CIRL: Controllable Imitative Reinforcement Learning
for Vision-based Self-driving
Abstract. Autonomous urban driving navigation with complex multi-agent dynamics is under-explored due to the difficulty of learning an optimal driving policy. The traditional modular pipeline heavily relies on hand-designed rules and the
pre-processing perception system while the supervised learning-based models are
limited by the accessibility of extensive human experience. We present a general
and principled Controllable Imitative Reinforcement Learning (CIRL) approach
which successfully makes the driving agent achieve higher success rates based
on only vision inputs in a high-fidelity car simulator. To alleviate the low exploration efficiency for large continuous action space that often prohibits the use of
classical RL on challenging real tasks, our CIRL explores over a reasonably constrained action space guided by encoded experiences that imitate human demonstrations, building upon Deep Deterministic Policy Gradient (DDPG).

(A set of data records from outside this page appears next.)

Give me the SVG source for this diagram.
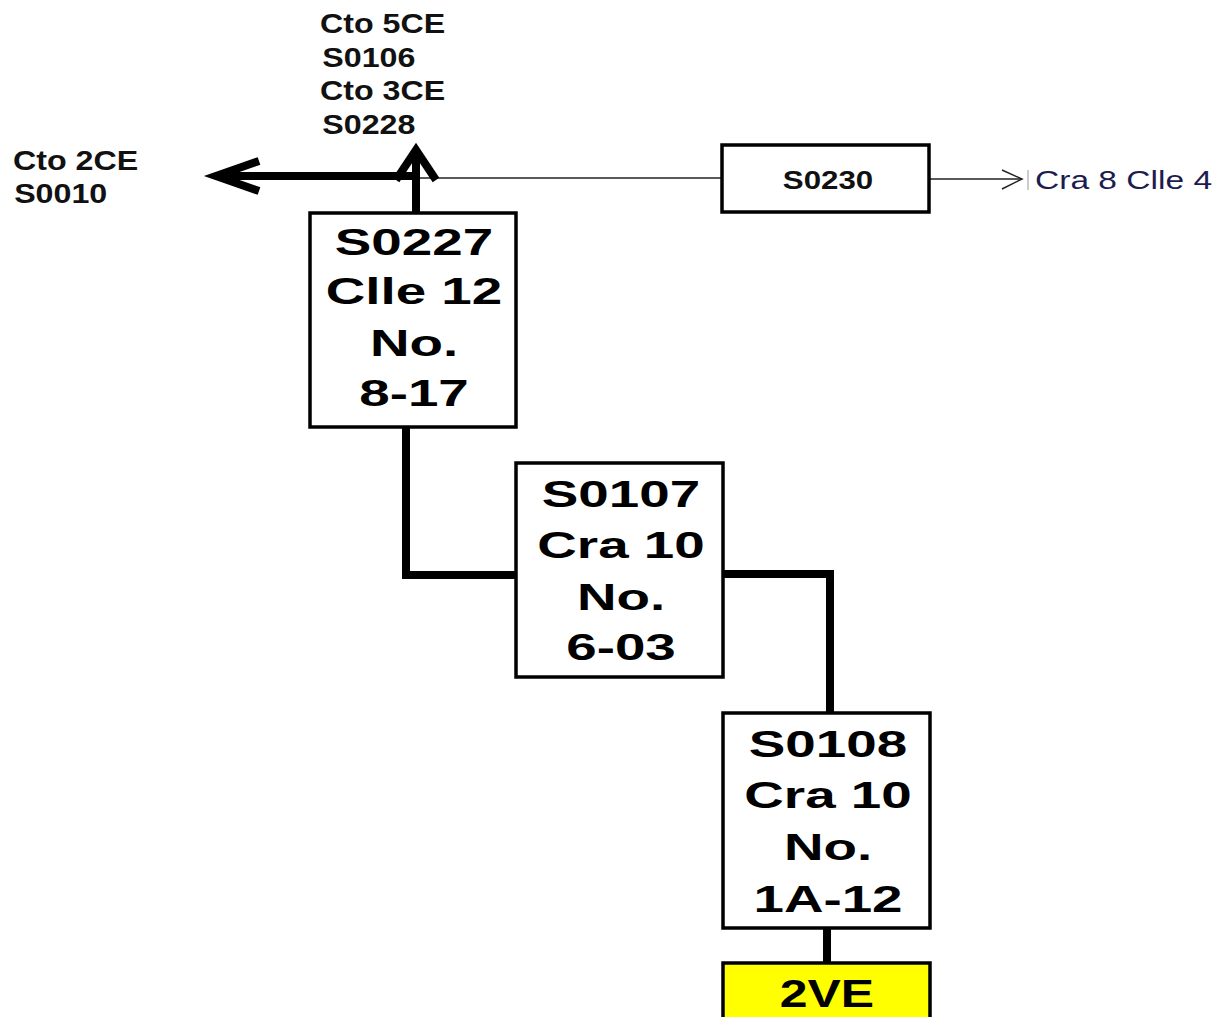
<svg xmlns="http://www.w3.org/2000/svg" width="1228" height="1017" viewBox="0 0 1228 1017">
<style>
.box{fill:#fff;stroke:#000;stroke-width:3.5}
.yel{fill:#ffff00;stroke:#000;stroke-width:3.5}
.thick{fill:none;stroke:#000;stroke-width:8;stroke-linejoin:miter}
.thin{fill:none;stroke:#222;stroke-width:1.5}
.big{font-family:"Liberation Sans",Arial,sans-serif;font-weight:bold;font-size:37px;fill:#000;text-anchor:middle}
.lbl{font-family:"Liberation Sans",Arial,sans-serif;font-weight:bold;font-size:28px;fill:#111}
.mid{font-family:"Liberation Sans",Arial,sans-serif;font-weight:bold;font-size:25px;fill:#111;text-anchor:middle}
.reg{font-family:"Liberation Sans",Arial,sans-serif;font-size:26px;fill:#1c1c4e}
</style>
<rect width="1228" height="1017" fill="#fff"/>
<g id="connectors">
<path class="thin" d="M416 178 H722"/>
<path class="thin" d="M929 179 H1022"/>
<path class="thin" d="M1002 170 L1022 179 L1002 189" stroke="#333"/>
<path d="M1028 170 V190" stroke="#bbb" stroke-width="1.5"/>
<path class="thick" d="M416 176 H216"/>
<path class="thick" d="M259 161 L216 176 L259 191"/>
<path class="thick" d="M416 213 V150"/>
<path class="thick" d="M396 180 L416 150 L436 180"/>
<path class="thick" d="M406 428 V575 H515"/>
<path class="thick" d="M723 574 H830 V713"/>
<path class="thick" d="M827 928 V963"/>
</g>
<g id="top-labels">
<g transform="translate(13,0) scale(1.15,1)">
<text class="lbl" x="0" y="170">Cto 2CE</text>
<text class="lbl" x="1" y="203">S0010</text>
</g>
<g transform="translate(320,0) scale(1.15,1)">
<text class="lbl" x="0" y="33">Cto 5CE</text>
<text class="lbl" x="2" y="67">S0106</text>
<text class="lbl" x="0" y="100">Cto 3CE</text>
<text class="lbl" x="2" y="134">S0228</text>
</g>
</g>
<g id="node-s0230">
<rect class="box" x="722" y="145" width="207" height="67"/>
<g transform="translate(828,0) scale(1.25,1)"><text class="mid" x="0" y="189">S0230</text></g>
</g>
<g id="label-cra8">
<g transform="translate(1035,0) scale(1.29,1)"><text class="reg" x="0" y="189">Cra 8 Clle 4</text></g>
</g>
<g id="node-s0227">
<rect class="box" x="310" y="213" width="206" height="214"/>
<g transform="translate(414,0) scale(1.48,1)">
<text class="big" x="0" y="255">S0227</text>
<text class="big" x="0" y="304">Clle 12</text>
<text class="big" x="0" y="356">No.</text>
<text class="big" x="0" y="406">8-17</text>
</g>
</g>
<g id="node-s0107">
<rect class="box" x="516" y="463" width="207" height="214"/>
<g transform="translate(621,0) scale(1.48,1)">
<text class="big" x="0" y="507">S0107</text>
<text class="big" x="0" y="558">Cra 10</text>
<text class="big" x="0" y="610">No.</text>
<text class="big" x="0" y="660">6-03</text>
</g>
</g>
<g id="node-s0108">
<rect class="box" x="723" y="713" width="207" height="215"/>
<g transform="translate(828,0) scale(1.48,1)">
<text class="big" x="0" y="757">S0108</text>
<text class="big" x="0" y="808">Cra 10</text>
<text class="big" x="0" y="860">No.</text>
<text class="big" x="0" y="912">1A-12</text>
</g>
</g>
<g id="node-2ve">
<rect class="yel" x="723" y="963" width="207" height="70"/>
<g transform="translate(827,0) scale(1.28,1)">
<text class="big" x="0" y="1007" style="font-size:39px">2VE</text>
</g>
</g>
</svg>
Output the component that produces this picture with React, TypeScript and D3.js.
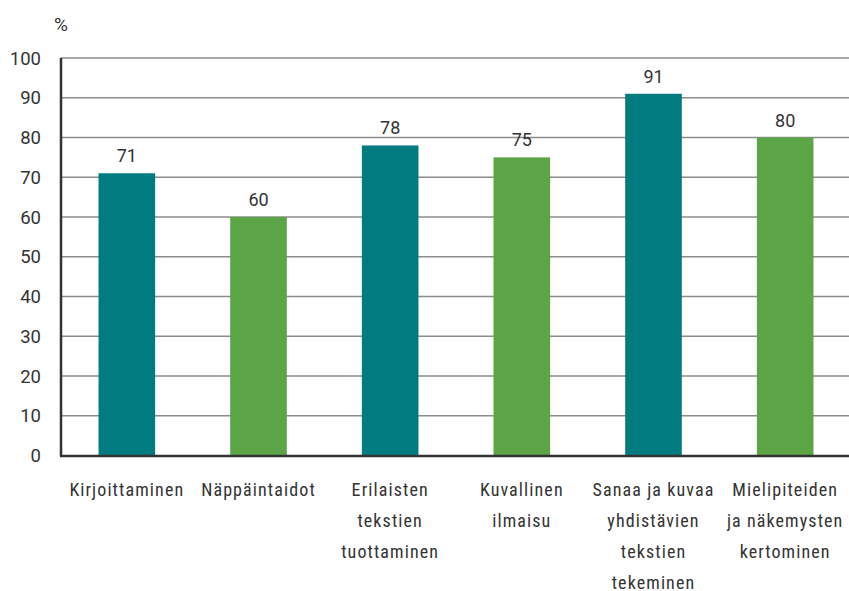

Moreover,
we propose to specialize adaptive policies and steering-angle reward designs for
different control signals (i.e. follow, straight, turn right, turn left) based on the
shared representations to improve the model capability in tackling with diverse
cases. Extensive experiments on CARLA driving benchmark demonstrate that
CIRL substantially outperforms all previous methods in terms of the percentage
of successfully completed episodes on a variety of goal-directed driving tasks.
We also show its superior generalization capability in unseen environments. To
our knowledge, this is the first successful case of the learned driving policy by
reinforcement learning in the high-fidelity simulator, which performs better than
supervised imitation learning